What are people searching for when they turn to pornography? For men it may be a quick fix, but for women it’s more probably a fantasy of romance and a happy ever after with a handsome hero. But these things are like a leaky well that very soon dries up. Deep down, every woman is asking two questions: am I loved? And am I beautiful? And in the arms of Jesus you hear those whispers you are longing for – yes you are loved, and yes you are beautiful. The buzz you get from pornography doesn’t last. It soon goes away, and you have to watch ever more extreme stuff to try to get it back. But Jesus is the living water that never dries up. Because He lives in you, you never have to go somewhere in search of something more to satisfy your thirst. He becomes in you a spring of water welling up to eternal life.

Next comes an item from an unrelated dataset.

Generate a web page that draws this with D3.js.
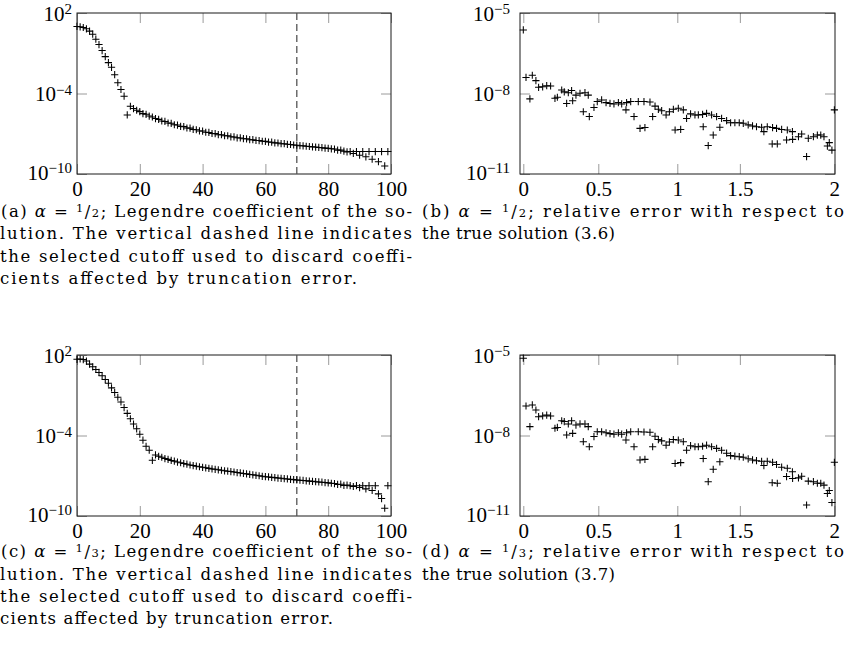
<!DOCTYPE html>
<html><head><meta charset="utf-8">
<script src="https://cdn.jsdelivr.net/npm/d3@7"></script>
<style>
body{margin:0;background:#fff}
svg{display:block}
text{fill:#000}
.ax text, text.ax{font-family:"Liberation Serif","Times New Roman",serif}
text.cap{font-family:"DejaVu Serif",serif}
</style>
</head><body>
<svg id="chart" width="846" height="654"></svg>
<script>
// ---------- data ----------
const coefIndex = d3.range(100);
// log10 of Legendre coefficient magnitude, alpha = 1/2
const coefLogA = [1.0, 0.97, 0.92, 0.82, 0.65, 0.42, 0.05, -0.35, -0.8, -1.25,
 -1.7, -2.05, -2.6, -3.2, -3.7, -4.2, -5.6, -4.95, -5.12, -5.25,
 -5.35, -5.5, -5.55, -5.68, -5.75, -5.87, -5.93, -6.05, -6.08, -6.2,
 -6.22, -6.33, -6.35, -6.45, -6.47, -6.57, -6.58, -6.68, -6.7, -6.79,
 -6.8, -6.89, -6.9, -6.98, -6.99, -7.07, -7.07, -7.15, -7.15, -7.23,
 -7.24, -7.3, -7.31, -7.37, -7.38, -7.44, -7.44, -7.5, -7.51, -7.56,
 -7.57, -7.62, -7.63, -7.68, -7.69, -7.74, -7.74, -7.79, -7.8, -7.84,
 -7.85, -7.89, -7.9, -7.93, -7.95, -7.98, -7.99, -8.02, -8.04, -8.07,
 -8.09, -8.12, -8.14, -8.22, -8.22, -8.3, -8.35, -8.33, -8.47, -8.33,
 -8.6, -8.33, -8.72, -8.33, -8.9, -8.33, -9.08, -8.33, -9.4, -8.33];
// log10 of Legendre coefficient magnitude, alpha = 1/3
const coefLogC = [1.68, 1.7, 1.66, 1.55, 1.32, 1.12, 0.92, 0.7, 0.45, 0.18,
 -0.1, -0.45, -0.8, -1.15, -1.5, -1.92, -2.35, -2.75, -3.15, -3.5,
 -3.9, -4.35, -4.8, -5.1, -5.85, -5.45, -5.55, -5.62, -5.72, -5.78,
 -5.86, -5.91, -5.98, -6.03, -6.09, -6.14, -6.2, -6.24, -6.29, -6.33,
 -6.37, -6.41, -6.45, -6.49, -6.52, -6.56, -6.59, -6.63, -6.66, -6.69,
 -6.72, -6.76, -6.79, -6.83, -6.86, -6.9, -6.93, -6.97, -7.0, -7.04,
 -7.07, -7.09, -7.12, -7.14, -7.17, -7.19, -7.22, -7.24, -7.27, -7.29,
 -7.31, -7.33, -7.35, -7.38, -7.4, -7.42, -7.44, -7.46, -7.48, -7.51,
 -7.53, -7.56, -7.58, -7.65, -7.63, -7.72, -7.7, -7.74, -7.8, -7.74,
 -7.88, -7.74, -7.98, -7.74, -8.1, -7.74, -8.35, -8.7, -9.42, -7.74];
const coefXTicks = [0, 20, 40, 60, 80, 100];
const coefYTicks = [1e2, 1e-4, 1e-10];
const cutoff = 70;

// relative error points
const errX = [0, 0.018, 0.044, 0.06, 0.084, 0.102, 0.129, 0.156, 0.182, 0.211,
 0.227, 0.256, 0.273, 0.289, 0.3, 0.322, 0.329, 0.351, 0.378, 0.4,
 0.411, 0.433, 0.44, 0.471, 0.493, 0.521, 0.549, 0.574, 0.599, 0.627,
 0.648, 0.675, 0.679, 0.705, 0.726, 0.753, 0.764, 0.789, 0.795, 0.827,
 0.844, 0.859, 0.88, 0.901, 0.929, 0.95, 0.975, 0.986, 1.008, 1.027,
 1.048, 1.074, 1.106, 1.141, 1.168, 1.202, 1.207, 1.234, 1.247, 1.274,
 1.287, 1.314, 1.34, 1.354, 1.394, 1.426, 1.46, 1.495, 1.518, 1.544,
 1.567, 1.588, 1.615, 1.627, 1.645, 1.671, 1.673, 1.694, 1.698, 1.721,
 1.747, 1.751, 1.778, 1.779, 1.81, 1.827, 1.853, 1.862, 1.889, 1.91,
 1.928, 1.945, 1.963, 1.973, 1.987, 2.0];
const errLogB = [-5.63, -7.40, -8.20, -7.32, -7.52, -7.77, -7.75, -7.71, -7.72, -8.18,
 -8.14, -7.87, -7.94, -8.37, -7.97, -7.89, -8.27, -8.06, -7.99, -8.68,
 -7.97, -8.06, -8.86, -8.52, -8.30, -8.24, -8.34, -8.37, -8.39, -8.34,
 -8.39, -8.61, -8.34, -8.30, -8.86, -8.30, -9.30, -8.30, -9.27, -8.32,
 -8.86, -8.47, -8.59, -8.64, -8.80, -8.68, -8.59, -9.36, -8.55, -9.34,
 -8.61, -8.93, -8.76, -8.80, -8.80, -8.78, -9.24, -8.74, -9.94, -8.80,
 -9.55, -8.86, -9.26, -8.93, -9.01, -9.09, -9.09, -9.09, -9.11, -9.17,
 -9.21, -9.24, -9.26, -9.42, -9.24, -9.88, -9.27, -9.30, -9.88, -9.34,
 -9.73, -9.36, -9.42, -9.71, -9.61, -9.51, -10.35, -9.67, -9.61, -9.55,
 -9.55, -9.61, -9.96, -9.83, -10.11, -8.61];
const errLogD = [-5.12, -6.90, -7.67, -6.86, -7.05, -7.30, -7.27, -7.24, -7.27, -7.73,
 -7.70, -7.45, -7.48, -7.98, -7.57, -7.45, -7.92, -7.61, -7.57, -8.23,
 -7.57, -7.67, -8.42, -8.04, -7.86, -7.86, -7.90, -7.93, -7.95, -7.90,
 -7.95, -8.17, -7.90, -7.86, -8.42, -7.86, -8.91, -7.87, -8.89, -7.88,
 -8.42, -8.03, -8.15, -8.20, -8.36, -8.24, -8.15, -9.04, -8.17, -9.01,
 -8.23, -8.55, -8.38, -8.42, -8.42, -8.40, -8.86, -8.36, -9.72, -8.42,
 -9.26, -8.48, -8.98, -8.55, -8.66, -8.75, -8.77, -8.79, -8.81, -8.87,
 -8.91, -8.94, -8.96, -9.12, -8.96, -9.76, -9.00, -9.08, -9.78, -9.18,
 -9.53, -9.22, -9.35, -9.60, -9.58, -9.52, -10.59, -9.70, -9.72, -9.78,
 -9.78, -9.85, -10.16, -10.05, -10.50, -9.00];
const errXTicks = [0, 0.5, 1, 1.5, 2];
const errYTicks = [1e-5, 1e-8, 1e-11];

// ---------- layout ----------
const svg = d3.select('#chart');
const TICK = 10, AXFONT = 21, SUPFONT = 15;
const errTickFrac = [0.0105, 0.2486, 0.4994, 0.698, 0.998];
const sup = v => {
  const e = Math.round(Math.log10(v));
  return (e < 0 ? '\u2212' : '') + Math.abs(e);
};

function panel(o) {
  const g = svg.append('g').attr('class', 'ax');
  const {x0, x1, y0, y1, x, y} = o;
  const styleAxis = sel => {
    sel.select('.domain').remove();
    sel.selectAll('.tick line').attr('stroke', '#9a9a9a').attr('stroke-width', 1);
    sel.attr('font-size', AXFONT).attr('font-family', null);
  };
  g.append('g').attr('transform', `translate(0,${y1})`)
    .call(d3.axisBottom(x).tickValues(o.xTicks).tickSize(-TICK).tickPadding(7).tickFormat(d => String(d)))
    .call(styleAxis);
  g.append('g').attr('transform', `translate(0,${y0})`)
    .call(d3.axisTop(x).tickValues(o.xTicks).tickSize(-TICK).tickFormat(''))
    .call(styleAxis);
  g.append('g').attr('transform', `translate(${x0},0)`)
    .call(d3.axisLeft(y).tickValues(o.yTicks).tickSize(-TICK).tickFormat(''))
    .call(styleAxis);
  g.append('g').attr('transform', `translate(${x1},0)`)
    .call(d3.axisRight(y).tickValues(o.yTicks).tickSize(-TICK).tickFormat(''))
    .call(styleAxis);
  g.selectAll('.tick text').attr('fill', '#000');

  // y labels with superscript exponents
  const yl = g.append('g').attr('font-size', AXFONT);
  o.yTicks.forEach((t, i) => {
    const tx = yl.append('text').attr('x', x0 - o.ypad).attr('y', y(t) + (i === o.yTicks.length - 1 ? 5.5 : 7.5))
      .attr('text-anchor', 'end');
    tx.append('tspan').text('10');
    tx.append('tspan').attr('dy', -6.5).attr('font-size', SUPFONT).text(sup(t));
  });

  // frame
  g.append('rect').attr('x', x0).attr('y', y0).attr('width', x1 - x0).attr('height', y1 - y0)
    .attr('fill', 'none').attr('stroke', '#1a1a1a').attr('stroke-width', 1);

  if (o.cut != null) {
    g.append('line').attr('x1', x(o.cut)).attr('x2', x(o.cut)).attr('y1', y0).attr('y2', y1)
      .attr('stroke', '#555').attr('stroke-width', 1.3).attr('stroke-dasharray', '7,4');
  }

  g.append('g').selectAll('path').data(o.pts).join('path')
    .attr('transform', d => `translate(${x(d[0])},${y(d[1])})`)
    .attr('d', 'M-3.6,0H3.6M0,-3.6V3.6')
    .attr('stroke', '#000').attr('stroke-width', 1.05).attr('fill', 'none');
}

function coefPanel(x0, y0, logs) {
  const x1 = x0 + 314, y1 = y0 + 161;
  panel({
    x0, x1, y0, y1,
    x: d3.scaleLinear().domain([0, 100]).range([x0, x1]),
    y: d3.scaleLog().domain([1e-10, 1e2]).range([y1, y0]),
    xTicks: coefXTicks, yTicks: coefYTicks, ypad: 5, cut: cutoff,
    pts: coefIndex.map(i => [i, Math.pow(10, logs[i])])
  });
}
function errPanel(x0, y0, logs) {
  const x1 = x0 + 315, y1 = y0 + 161;
  panel({
    x0, x1, y0, y1,
    x: d3.scaleLinear().domain(errXTicks).range(errTickFrac.map(f => x0 + f * (x1 - x0))),
    y: d3.scaleLog().domain([1e-11, 1e-5]).range([y1, y0]),
    xTicks: errXTicks, yTicks: errYTicks, ypad: 10, cut: null,
    pts: errX.map((v, i) => [v, Math.pow(10, logs[i])])
  });
}

coefPanel(77, 13, coefLogA);
errPanel(520, 13, errLogB);
coefPanel(77, 355, coefLogC);
errPanel(520, 355, errLogD);

// ---------- captions ----------
const CAPFONT = 16.5;
function firstLine(x, yb, letter, den, rest, len) {
  const t = svg.append('text').attr('class', 'cap').attr('x', x).attr('y', yb).attr('font-size', CAPFONT);
  t.append('tspan').text(`(${letter}) `);
  t.append('tspan').attr('font-style', 'italic').text('\u03b1');
  t.append('tspan').text(' = ');
  t.append('tspan').attr('font-size', 11.5).attr('dy', -5).text('1');
  t.append('tspan').attr('dy', 5).text('/');
  t.append('tspan').attr('font-size', 11.5).text(den);
  t.append('tspan').text(rest);
  if (len) t.attr('textLength', len).attr('lengthAdjust', 'spacing');
}
function line(x, yb, s, len) {
  const t = svg.append('text').attr('class', 'cap').attr('x', x).attr('y', yb).attr('font-size', CAPFONT).text(s);
  if (len) t.attr('textLength', len).attr('lengthAdjust', 'spacing');
}
const capLines = ['lution. The vertical dashed line indicates',
  'the selected cutoff used to discard coeffi-',
  'cients affected by truncation error.'];

firstLine(1, 217, 'a', '2', '; Legendre coefficient of the so-', 411);
line(0, 239.3, capLines[0], 412);
line(0, 261.5, capLines[1], 412);
line(0, 283.7, capLines[2], 357);

firstLine(1, 557.3, 'c', '3', '; Legendre coefficient of the so-', 411);
line(0, 579.5, capLines[0], 412);
line(0, 601.7, capLines[1], 412);
line(0, 624, capLines[2], 333);

firstLine(422, 217, 'b', '2', '; relative error with respect to', 422);
line(422, 239.3, 'the true solution (3.6)', 193);
firstLine(422, 557.3, 'd', '3', '; relative error with respect to', 422);
line(422, 579.5, 'the true solution (3.7)', 193);
</script>
</body></html>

Perhaps you have never been tempted by pornography. Perhaps you loathe and avoid it. But you are married to a man who has been ensnared by it. What can you do? You can’t handle this on your own. He isn’t going to listen to you. You probably already know he has started to disrespect you because of what he’s feeding his mind on. So he isn’t going to take notice of what you say. I know it’s embarrassing for a woman to discuss such things with a pastor. But you are going to have to swallow your embarrassment and talk to a pastor. This is the first step towards getting help. Your husband is going to need men he respects who will challenge him and hold him to account. So please don’t suffer in silence, and please don’t wait until this rips your marriage apart. Go and talk to a pastor you trust before it’s too late.